Source key: reg_dockets, reg_documents. State stores per-source last_modified_date watermark.

  • Rate limit (429) from api.data.gov's api-umbrella gateway — throttling surfaces as HTTP 429 with x-ratelimit-* headers and Retry-After (the gateway is api-umbrella / ApacheTrafficServer, not Cloudflare). Respect Retry-After, then back off exponentially with jitter (e.g. 5s → 30s → 5min → halt after ~5 retries). DEMO_KEY hits the cap fast; production needs a real api.data.gov key.
  • Docket withdrawn / merged — rare but possible. The id may persist while attributes change. Update in place via lastModifiedDate.
  • Document withdrawnwithdrawn=true flag. Preserve row.
  • fr_doc_num resolution fails — fr_documents may not yet have the row (FR loader may be behind). Soft FK; resolve later.
  • Comment count rapidly changing during open period — refresh hourly during the last week before close; once-daily during the rest.

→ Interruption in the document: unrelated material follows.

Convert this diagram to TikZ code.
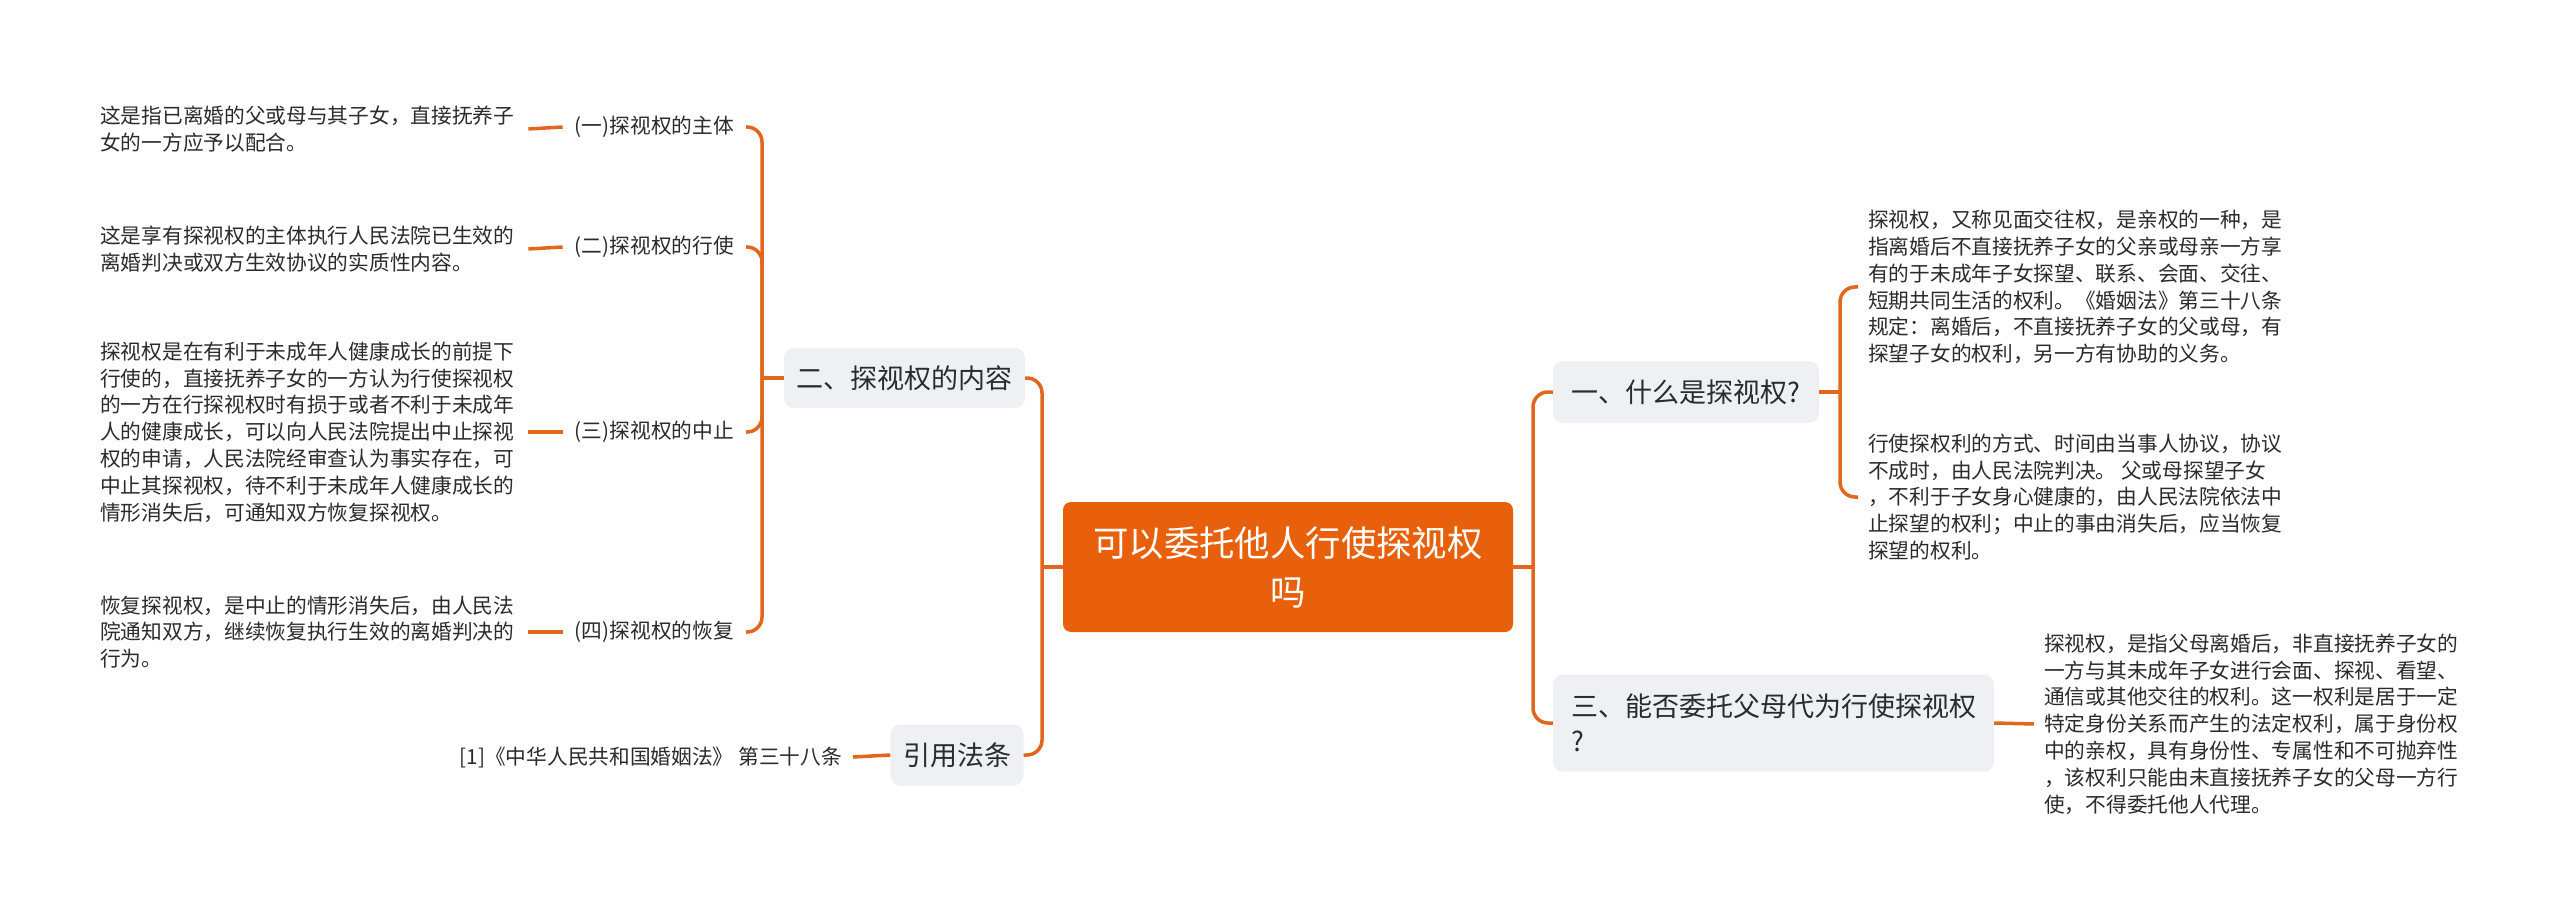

These don't block ingestion but should be resolved before this source is "shipped":

  • Real api.data.gov key vs DEMO_KEY. DEMO_KEY won't sustain ingestion. Provision a real key early.
  • Backfill scope. 3 years is a guess. Decide based on actual user need and the 21-day backfill cost.
  • Comment text v2 path. When we add comments in v2: per-comment metadata is small but text + attachments are huge. Plan: index per-comment metadata, store text only on-demand. Some agencies see >1M comments per high-profile docket.
  • Agency ID normalization. Regulations.gov uses agency codes (EPA, NHTSA) that may or may not match Federal Register's slugs (environmental-protection-agency). Build a small crosswalk.
  • API stability. The api.data.gov api-umbrella gateway throttles bursty callers with HTTP 429 (x-ratelimit-* + Retry-After). Build robust retry + circuit-breaker logic keyed on 429 that honors Retry-After before backing off.
  • Closing-soon notifications. A high-value workflow ("alert me when this comment period closes in 3 days") relies on this source. Schema supports it via the index on comment_end_date WHERE open_for_comment.
  • Withdrawn documents in citation graph. When a document is withdrawn, downstream FR docs / CFR sections that cited it are still pointing at a valid (withdrawn) record. Schema preserves; consumers must filter.
  • Comment counts vs comment count of attachments. Some dockets carry comments in batches as Mass Comment documents — a single docket entry that aggregates thousands of identical or near-identical comments. Surface this as a separate mass_comment_count field if useful.